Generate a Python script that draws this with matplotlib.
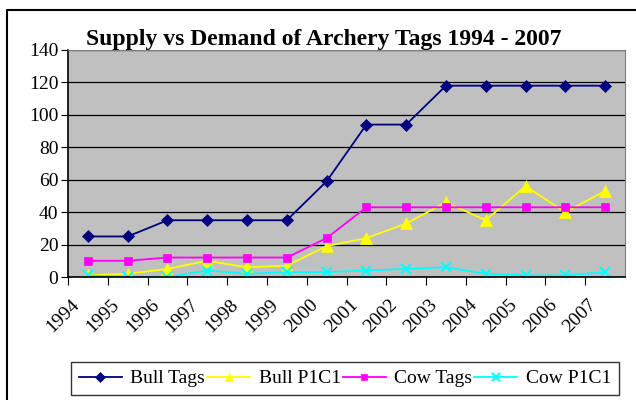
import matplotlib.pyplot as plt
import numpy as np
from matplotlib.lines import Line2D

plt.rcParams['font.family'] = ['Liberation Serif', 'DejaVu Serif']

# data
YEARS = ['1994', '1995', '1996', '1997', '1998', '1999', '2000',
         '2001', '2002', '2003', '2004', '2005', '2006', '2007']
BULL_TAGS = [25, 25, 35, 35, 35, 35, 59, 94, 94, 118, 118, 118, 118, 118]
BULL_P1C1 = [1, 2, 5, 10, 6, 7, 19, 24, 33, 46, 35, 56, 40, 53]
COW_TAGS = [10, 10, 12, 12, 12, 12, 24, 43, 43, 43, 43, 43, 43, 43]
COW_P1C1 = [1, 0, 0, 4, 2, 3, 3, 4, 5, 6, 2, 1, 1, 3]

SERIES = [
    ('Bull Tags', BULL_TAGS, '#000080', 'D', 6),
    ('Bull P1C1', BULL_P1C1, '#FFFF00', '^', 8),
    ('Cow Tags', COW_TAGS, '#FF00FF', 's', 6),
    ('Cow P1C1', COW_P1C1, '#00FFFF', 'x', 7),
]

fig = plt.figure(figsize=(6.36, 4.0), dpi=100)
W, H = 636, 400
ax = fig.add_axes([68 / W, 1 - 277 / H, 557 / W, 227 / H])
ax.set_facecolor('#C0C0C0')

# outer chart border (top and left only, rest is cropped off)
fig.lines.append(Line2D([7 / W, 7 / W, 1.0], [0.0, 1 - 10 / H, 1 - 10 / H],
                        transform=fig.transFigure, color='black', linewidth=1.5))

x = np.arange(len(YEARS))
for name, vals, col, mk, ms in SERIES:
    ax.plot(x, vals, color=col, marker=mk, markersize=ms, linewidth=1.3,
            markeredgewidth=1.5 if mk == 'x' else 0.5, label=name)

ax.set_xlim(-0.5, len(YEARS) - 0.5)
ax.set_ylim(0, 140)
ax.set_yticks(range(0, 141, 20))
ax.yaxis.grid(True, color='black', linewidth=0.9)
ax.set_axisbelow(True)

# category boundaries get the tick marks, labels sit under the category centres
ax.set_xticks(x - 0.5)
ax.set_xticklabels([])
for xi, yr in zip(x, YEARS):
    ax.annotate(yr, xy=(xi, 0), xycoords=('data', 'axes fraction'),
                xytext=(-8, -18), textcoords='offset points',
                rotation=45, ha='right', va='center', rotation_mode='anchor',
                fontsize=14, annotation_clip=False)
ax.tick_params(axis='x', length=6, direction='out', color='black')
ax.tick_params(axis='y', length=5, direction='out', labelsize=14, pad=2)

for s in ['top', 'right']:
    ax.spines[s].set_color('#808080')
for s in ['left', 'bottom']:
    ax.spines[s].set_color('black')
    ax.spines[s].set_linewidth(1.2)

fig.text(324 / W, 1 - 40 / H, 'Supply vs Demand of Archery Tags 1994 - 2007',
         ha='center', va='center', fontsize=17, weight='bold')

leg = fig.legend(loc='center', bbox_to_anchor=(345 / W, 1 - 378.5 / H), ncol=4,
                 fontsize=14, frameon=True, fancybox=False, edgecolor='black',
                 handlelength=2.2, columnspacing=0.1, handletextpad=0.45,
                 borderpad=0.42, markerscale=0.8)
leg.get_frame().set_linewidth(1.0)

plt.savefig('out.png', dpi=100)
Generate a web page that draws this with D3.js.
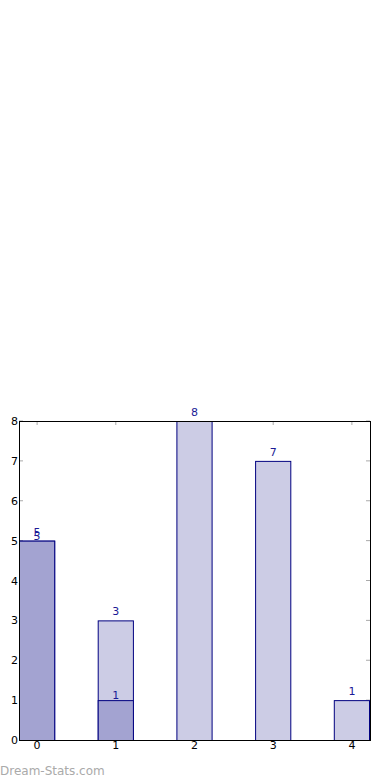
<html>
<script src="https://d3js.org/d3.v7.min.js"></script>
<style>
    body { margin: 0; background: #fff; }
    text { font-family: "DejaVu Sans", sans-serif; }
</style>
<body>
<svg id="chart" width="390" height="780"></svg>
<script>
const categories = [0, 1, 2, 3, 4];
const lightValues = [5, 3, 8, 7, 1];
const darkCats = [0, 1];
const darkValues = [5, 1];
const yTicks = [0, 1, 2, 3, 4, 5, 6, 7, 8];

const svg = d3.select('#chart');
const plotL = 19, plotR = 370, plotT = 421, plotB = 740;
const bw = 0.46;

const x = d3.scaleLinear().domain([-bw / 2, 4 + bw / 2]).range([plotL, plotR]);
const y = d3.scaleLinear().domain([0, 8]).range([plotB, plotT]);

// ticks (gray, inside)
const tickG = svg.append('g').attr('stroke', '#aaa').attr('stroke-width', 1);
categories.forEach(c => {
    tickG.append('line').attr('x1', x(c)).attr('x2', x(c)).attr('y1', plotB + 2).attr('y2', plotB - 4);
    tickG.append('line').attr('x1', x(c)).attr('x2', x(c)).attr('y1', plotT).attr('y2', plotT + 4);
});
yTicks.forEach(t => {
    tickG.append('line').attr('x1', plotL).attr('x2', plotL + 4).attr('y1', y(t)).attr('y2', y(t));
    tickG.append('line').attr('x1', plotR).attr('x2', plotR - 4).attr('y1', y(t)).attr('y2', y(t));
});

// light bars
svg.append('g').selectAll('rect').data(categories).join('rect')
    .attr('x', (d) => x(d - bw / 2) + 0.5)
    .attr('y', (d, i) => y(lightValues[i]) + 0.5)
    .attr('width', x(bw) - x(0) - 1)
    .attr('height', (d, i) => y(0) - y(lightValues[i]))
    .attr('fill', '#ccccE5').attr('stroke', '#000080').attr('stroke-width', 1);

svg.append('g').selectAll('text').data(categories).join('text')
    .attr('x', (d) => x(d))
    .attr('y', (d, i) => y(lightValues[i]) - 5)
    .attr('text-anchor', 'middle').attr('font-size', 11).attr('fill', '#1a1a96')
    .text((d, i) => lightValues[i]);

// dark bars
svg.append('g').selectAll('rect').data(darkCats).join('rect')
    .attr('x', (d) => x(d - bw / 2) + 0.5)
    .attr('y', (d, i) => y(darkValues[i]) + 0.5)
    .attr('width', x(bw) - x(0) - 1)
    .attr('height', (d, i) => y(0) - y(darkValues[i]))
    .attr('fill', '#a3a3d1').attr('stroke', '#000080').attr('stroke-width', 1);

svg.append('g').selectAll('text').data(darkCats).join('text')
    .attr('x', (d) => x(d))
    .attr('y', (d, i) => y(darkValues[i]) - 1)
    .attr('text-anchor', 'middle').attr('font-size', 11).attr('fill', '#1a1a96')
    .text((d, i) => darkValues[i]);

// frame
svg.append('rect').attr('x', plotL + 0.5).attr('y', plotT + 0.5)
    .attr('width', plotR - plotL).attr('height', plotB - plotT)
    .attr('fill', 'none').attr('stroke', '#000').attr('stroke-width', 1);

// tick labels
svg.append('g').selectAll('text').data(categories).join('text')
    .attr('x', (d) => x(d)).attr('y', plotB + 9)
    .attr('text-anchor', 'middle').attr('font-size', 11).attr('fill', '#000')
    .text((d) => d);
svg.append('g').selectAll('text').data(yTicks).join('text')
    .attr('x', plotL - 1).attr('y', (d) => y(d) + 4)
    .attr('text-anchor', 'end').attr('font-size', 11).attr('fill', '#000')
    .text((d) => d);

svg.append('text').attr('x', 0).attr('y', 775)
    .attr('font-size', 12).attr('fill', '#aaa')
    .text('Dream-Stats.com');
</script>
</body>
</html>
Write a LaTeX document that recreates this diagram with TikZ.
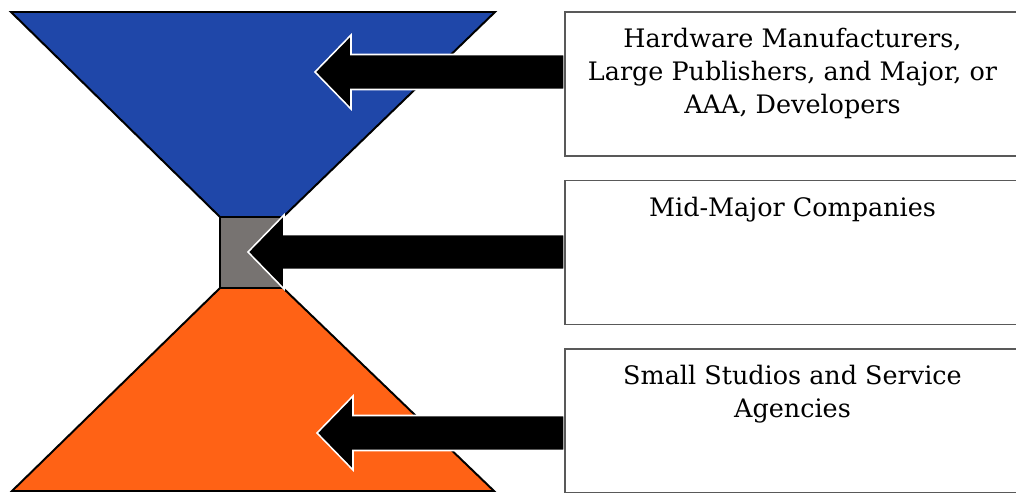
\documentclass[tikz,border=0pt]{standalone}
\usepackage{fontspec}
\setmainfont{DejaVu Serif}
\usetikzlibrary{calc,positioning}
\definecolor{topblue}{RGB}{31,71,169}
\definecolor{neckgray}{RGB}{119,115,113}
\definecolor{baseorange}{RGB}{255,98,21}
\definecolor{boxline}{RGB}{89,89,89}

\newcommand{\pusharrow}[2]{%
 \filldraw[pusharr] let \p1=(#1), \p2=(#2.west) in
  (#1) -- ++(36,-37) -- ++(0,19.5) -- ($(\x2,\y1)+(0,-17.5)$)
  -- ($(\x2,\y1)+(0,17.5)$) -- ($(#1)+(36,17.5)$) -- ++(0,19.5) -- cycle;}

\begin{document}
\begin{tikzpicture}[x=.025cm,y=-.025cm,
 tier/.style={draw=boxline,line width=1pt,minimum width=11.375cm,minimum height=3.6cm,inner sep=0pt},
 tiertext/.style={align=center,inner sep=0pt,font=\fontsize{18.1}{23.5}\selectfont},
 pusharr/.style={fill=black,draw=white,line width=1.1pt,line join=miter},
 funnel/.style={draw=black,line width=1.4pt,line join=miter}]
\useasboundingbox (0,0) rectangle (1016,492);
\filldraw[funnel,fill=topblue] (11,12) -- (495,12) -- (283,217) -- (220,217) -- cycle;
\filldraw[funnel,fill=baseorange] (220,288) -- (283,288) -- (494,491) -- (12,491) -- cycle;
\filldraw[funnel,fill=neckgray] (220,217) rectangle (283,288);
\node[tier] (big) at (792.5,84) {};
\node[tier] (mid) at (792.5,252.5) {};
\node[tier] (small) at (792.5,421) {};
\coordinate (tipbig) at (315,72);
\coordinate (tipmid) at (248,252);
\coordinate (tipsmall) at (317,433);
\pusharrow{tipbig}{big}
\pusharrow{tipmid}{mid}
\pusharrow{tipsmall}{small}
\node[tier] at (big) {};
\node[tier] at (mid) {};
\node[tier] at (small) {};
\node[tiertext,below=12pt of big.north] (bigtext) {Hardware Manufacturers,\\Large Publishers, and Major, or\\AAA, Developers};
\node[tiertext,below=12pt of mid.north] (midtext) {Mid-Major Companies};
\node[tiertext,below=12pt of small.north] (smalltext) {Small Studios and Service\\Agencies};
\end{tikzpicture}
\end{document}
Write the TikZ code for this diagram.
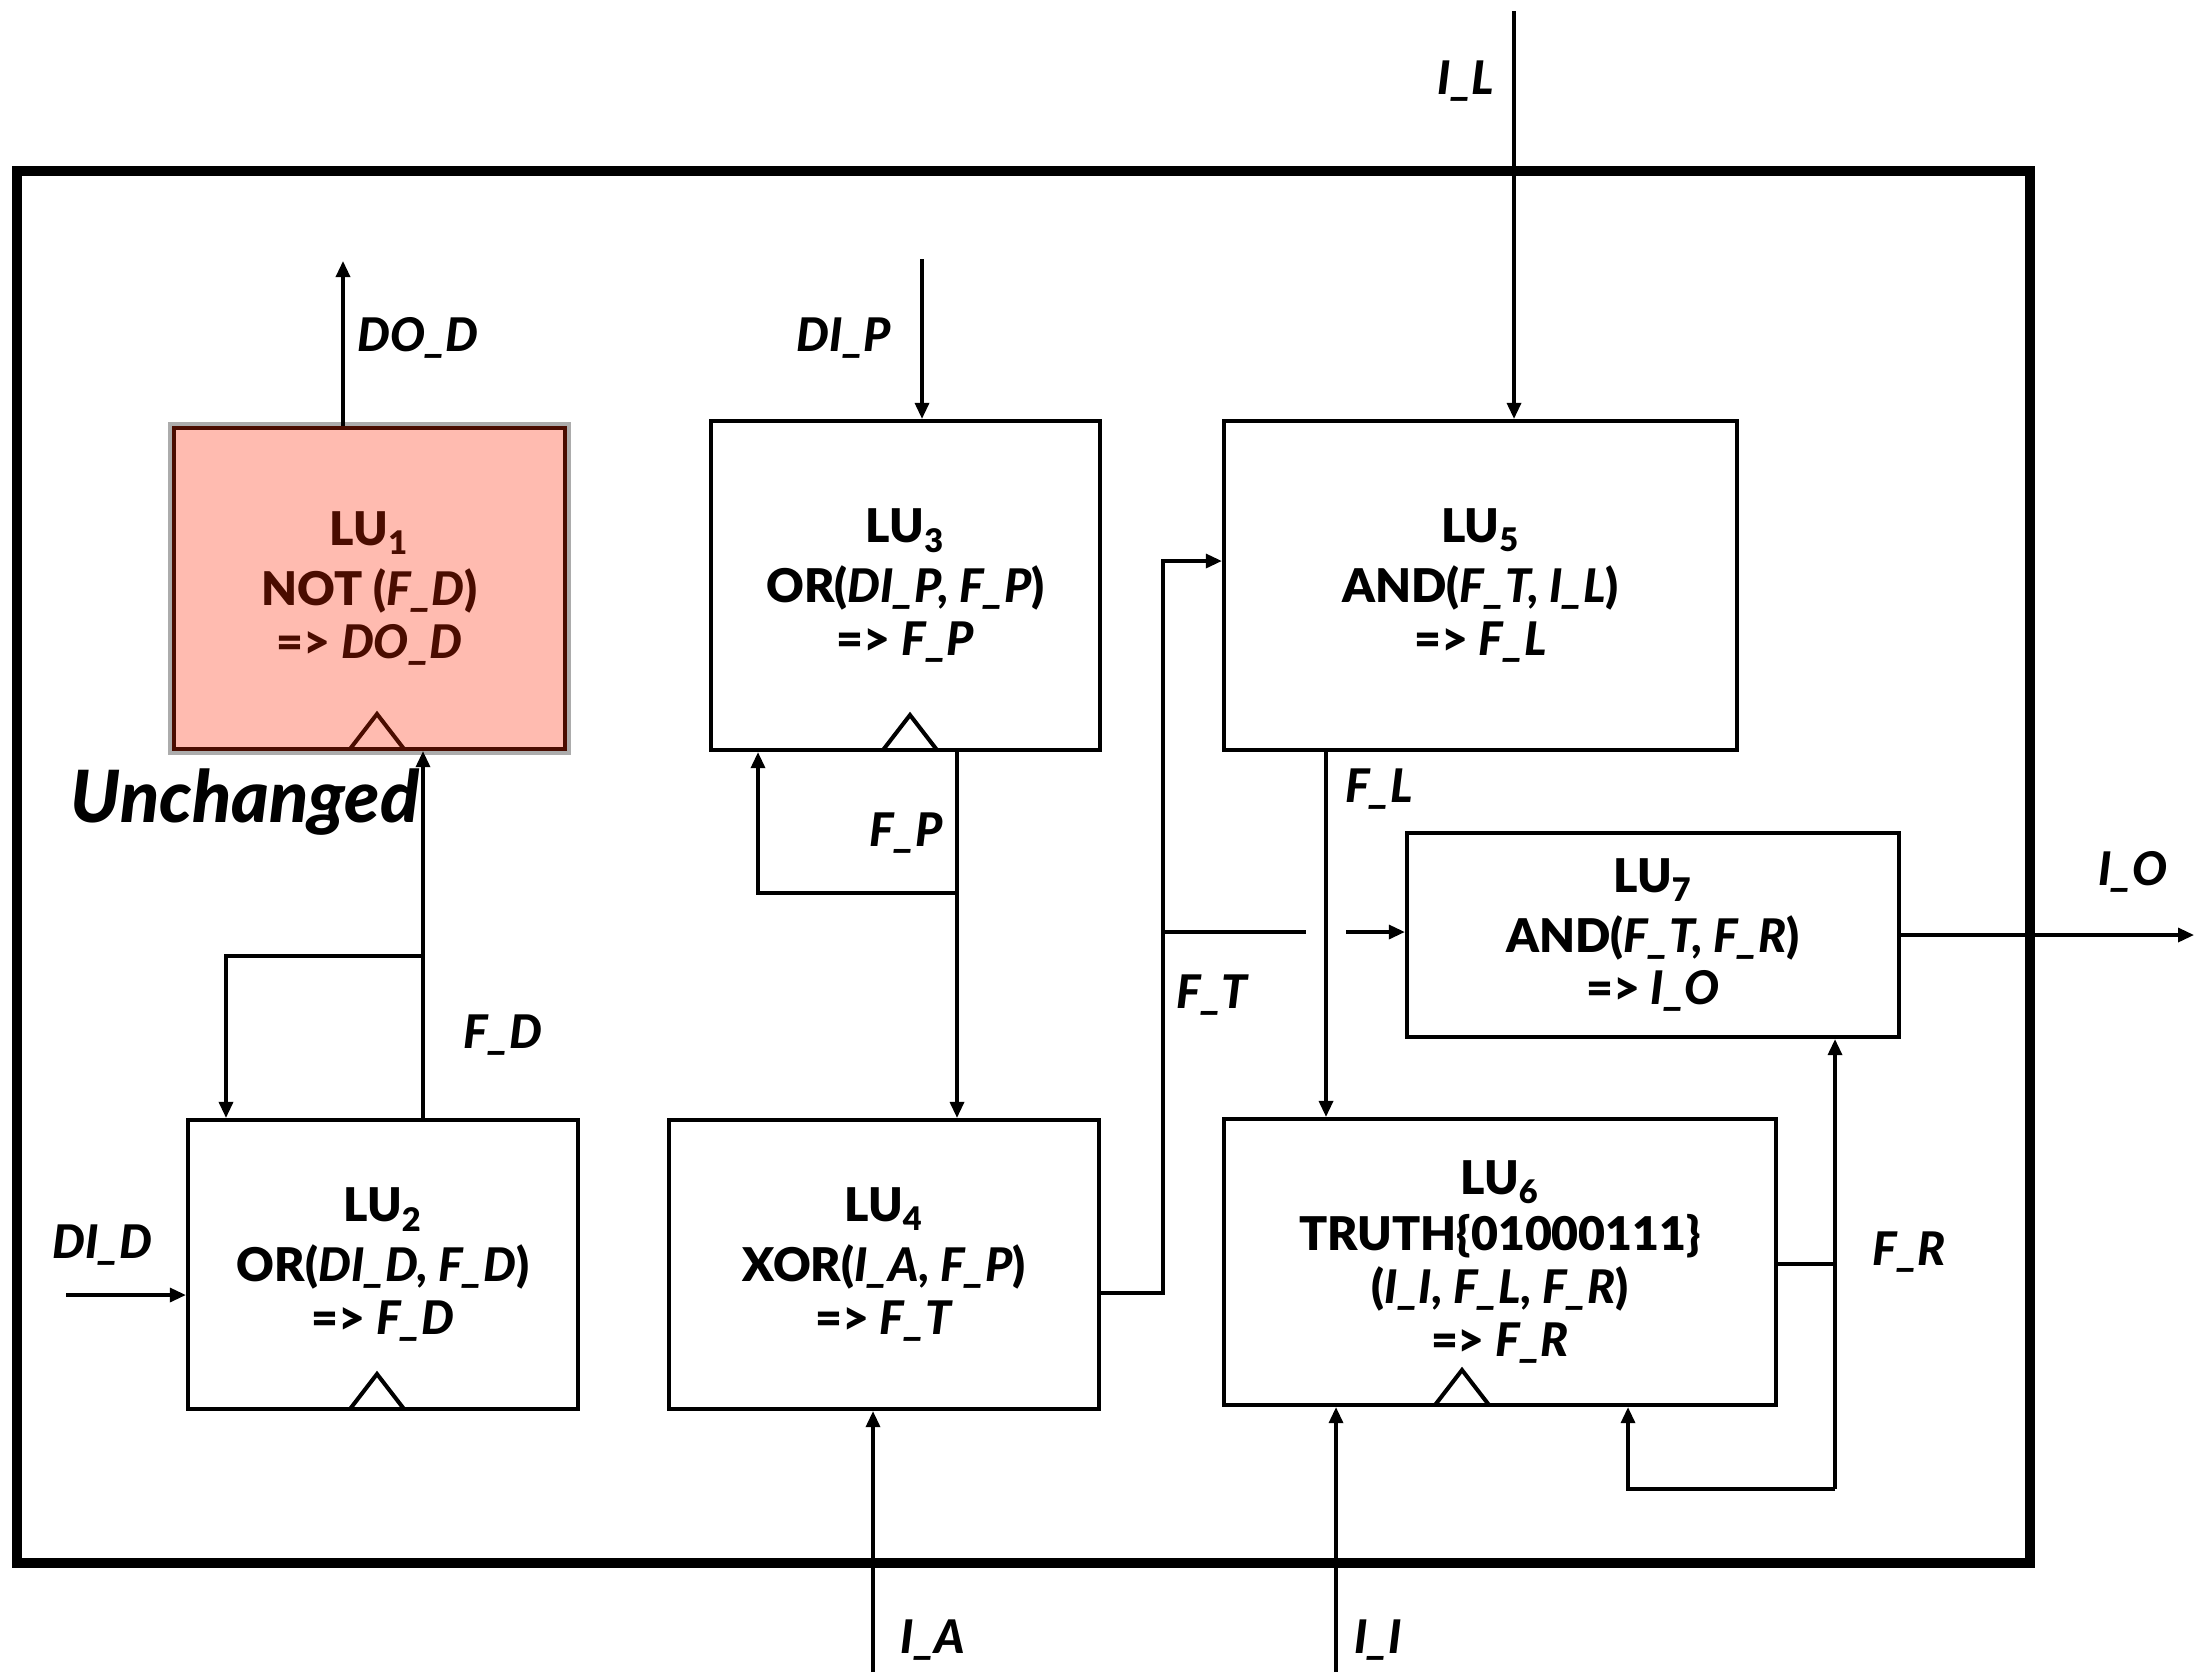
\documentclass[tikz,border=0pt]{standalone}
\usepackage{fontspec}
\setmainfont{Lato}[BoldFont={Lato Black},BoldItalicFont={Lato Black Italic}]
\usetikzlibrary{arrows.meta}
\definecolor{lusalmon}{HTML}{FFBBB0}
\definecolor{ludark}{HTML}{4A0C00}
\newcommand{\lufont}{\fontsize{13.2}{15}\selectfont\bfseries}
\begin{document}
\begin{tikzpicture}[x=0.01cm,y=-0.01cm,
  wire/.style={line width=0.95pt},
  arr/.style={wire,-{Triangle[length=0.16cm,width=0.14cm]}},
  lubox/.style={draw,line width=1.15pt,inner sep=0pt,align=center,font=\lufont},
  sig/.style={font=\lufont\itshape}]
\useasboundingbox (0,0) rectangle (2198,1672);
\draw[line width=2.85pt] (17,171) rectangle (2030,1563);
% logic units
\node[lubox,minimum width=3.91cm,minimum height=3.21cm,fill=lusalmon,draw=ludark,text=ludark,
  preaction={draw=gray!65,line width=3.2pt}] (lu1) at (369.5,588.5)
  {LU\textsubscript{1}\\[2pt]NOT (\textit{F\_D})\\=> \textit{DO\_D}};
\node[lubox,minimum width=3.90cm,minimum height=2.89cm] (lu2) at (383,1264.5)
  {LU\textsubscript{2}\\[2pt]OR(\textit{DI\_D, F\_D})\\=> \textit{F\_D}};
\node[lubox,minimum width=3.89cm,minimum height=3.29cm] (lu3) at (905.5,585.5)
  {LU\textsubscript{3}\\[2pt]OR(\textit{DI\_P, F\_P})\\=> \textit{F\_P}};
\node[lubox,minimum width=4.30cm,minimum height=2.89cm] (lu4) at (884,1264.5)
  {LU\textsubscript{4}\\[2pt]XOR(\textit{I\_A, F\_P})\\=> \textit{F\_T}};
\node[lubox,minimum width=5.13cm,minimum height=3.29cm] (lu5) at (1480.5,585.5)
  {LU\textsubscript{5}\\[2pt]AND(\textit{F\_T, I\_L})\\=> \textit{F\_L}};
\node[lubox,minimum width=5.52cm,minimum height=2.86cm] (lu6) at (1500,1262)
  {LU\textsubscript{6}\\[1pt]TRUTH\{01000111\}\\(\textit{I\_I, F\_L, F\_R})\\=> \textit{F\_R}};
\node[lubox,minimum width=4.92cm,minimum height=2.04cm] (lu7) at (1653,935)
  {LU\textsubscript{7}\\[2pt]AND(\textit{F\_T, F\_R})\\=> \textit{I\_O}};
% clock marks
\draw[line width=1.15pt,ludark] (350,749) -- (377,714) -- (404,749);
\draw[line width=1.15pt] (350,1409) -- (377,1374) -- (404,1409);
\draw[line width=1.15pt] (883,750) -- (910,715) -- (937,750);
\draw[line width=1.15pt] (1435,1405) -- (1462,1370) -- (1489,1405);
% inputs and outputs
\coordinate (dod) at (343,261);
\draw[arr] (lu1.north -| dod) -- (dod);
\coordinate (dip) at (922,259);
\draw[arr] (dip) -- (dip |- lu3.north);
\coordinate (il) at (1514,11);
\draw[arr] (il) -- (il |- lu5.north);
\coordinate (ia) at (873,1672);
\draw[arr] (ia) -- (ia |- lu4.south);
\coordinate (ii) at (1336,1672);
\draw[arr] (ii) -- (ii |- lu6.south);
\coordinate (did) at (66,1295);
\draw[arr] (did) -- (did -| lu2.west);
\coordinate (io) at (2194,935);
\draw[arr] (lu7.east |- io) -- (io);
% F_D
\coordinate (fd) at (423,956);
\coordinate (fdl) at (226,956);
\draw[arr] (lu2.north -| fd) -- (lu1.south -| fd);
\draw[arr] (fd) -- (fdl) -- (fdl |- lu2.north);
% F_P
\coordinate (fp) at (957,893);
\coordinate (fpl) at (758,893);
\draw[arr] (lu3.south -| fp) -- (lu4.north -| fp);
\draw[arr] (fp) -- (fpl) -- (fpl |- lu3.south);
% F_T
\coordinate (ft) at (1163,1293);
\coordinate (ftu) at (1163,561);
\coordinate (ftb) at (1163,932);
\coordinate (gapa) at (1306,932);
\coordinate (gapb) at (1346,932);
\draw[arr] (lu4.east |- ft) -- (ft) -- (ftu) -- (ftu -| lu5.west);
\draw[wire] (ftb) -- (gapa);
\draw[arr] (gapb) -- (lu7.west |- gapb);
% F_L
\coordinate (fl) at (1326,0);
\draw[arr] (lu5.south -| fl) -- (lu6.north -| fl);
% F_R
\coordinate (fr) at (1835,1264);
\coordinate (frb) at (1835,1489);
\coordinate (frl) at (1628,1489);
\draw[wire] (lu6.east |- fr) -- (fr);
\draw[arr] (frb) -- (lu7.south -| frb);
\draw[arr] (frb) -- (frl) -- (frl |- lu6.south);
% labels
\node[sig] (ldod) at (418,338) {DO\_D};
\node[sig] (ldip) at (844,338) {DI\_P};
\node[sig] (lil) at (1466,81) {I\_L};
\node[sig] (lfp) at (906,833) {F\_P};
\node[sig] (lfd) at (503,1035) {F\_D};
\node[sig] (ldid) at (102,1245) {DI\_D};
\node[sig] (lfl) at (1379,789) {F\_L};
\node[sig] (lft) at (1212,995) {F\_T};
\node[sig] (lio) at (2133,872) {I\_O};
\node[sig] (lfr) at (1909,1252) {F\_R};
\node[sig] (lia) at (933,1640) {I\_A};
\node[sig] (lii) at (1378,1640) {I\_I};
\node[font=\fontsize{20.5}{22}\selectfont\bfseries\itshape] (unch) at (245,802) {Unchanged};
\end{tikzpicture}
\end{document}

- - - - - - -

● Short task: Print the entries as they stand, first line through the line holding "ax.set_axisbelow(True)", with every picture removed.

● Problem solution:
Generate a Python script that draws this with matplotlib.
import matplotlib.pyplot as plt
import numpy as np
from matplotlib.lines import Line2D

plt.rcParams['font.family'] = ['Liberation Serif', 'DejaVu Serif']

# data
YEARS = ['1994', '1995', '1996', '1997', '1998', '1999', '2000',
         '2001', '2002', '2003', '2004', '2005', '2006', '2007']
BULL_TAGS = [25, 25, 35, 35, 35, 35, 59, 94, 94, 118, 118, 118, 118, 118]
BULL_P1C1 = [1, 2, 5, 10, 6, 7, 19, 24, 33, 46, 35, 56, 40, 53]
COW_TAGS = [10, 10, 12, 12, 12, 12, 24, 43, 43, 43, 43, 43, 43, 43]
COW_P1C1 = [1, 0, 0, 4, 2, 3, 3, 4, 5, 6, 2, 1, 1, 3]

SERIES = [
    ('Bull Tags', BULL_TAGS, '#000080', 'D', 6),
    ('Bull P1C1', BULL_P1C1, '#FFFF00', '^', 8),
    ('Cow Tags', COW_TAGS, '#FF00FF', 's', 6),
    ('Cow P1C1', COW_P1C1, '#00FFFF', 'x', 7),
]

fig = plt.figure(figsize=(6.36, 4.0), dpi=100)
W, H = 636, 400
ax = fig.add_axes([68 / W, 1 - 277 / H, 557 / W, 227 / H])
ax.set_facecolor('#C0C0C0')

# outer chart border (top and left only, rest is cropped off)
fig.lines.append(Line2D([7 / W, 7 / W, 1.0], [0.0, 1 - 10 / H, 1 - 10 / H],
                        transform=fig.transFigure, color='black', linewidth=1.5))

x = np.arange(len(YEARS))
for name, vals, col, mk, ms in SERIES:
    ax.plot(x, vals, color=col, marker=mk, markersize=ms, linewidth=1.3,
            markeredgewidth=1.5 if mk == 'x' else 0.5, label=name)

ax.set_xlim(-0.5, len(YEARS) - 0.5)
ax.set_ylim(0, 140)
ax.set_yticks(range(0, 141, 20))
ax.yaxis.grid(True, color='black', linewidth=0.9)
ax.set_axisbelow(True)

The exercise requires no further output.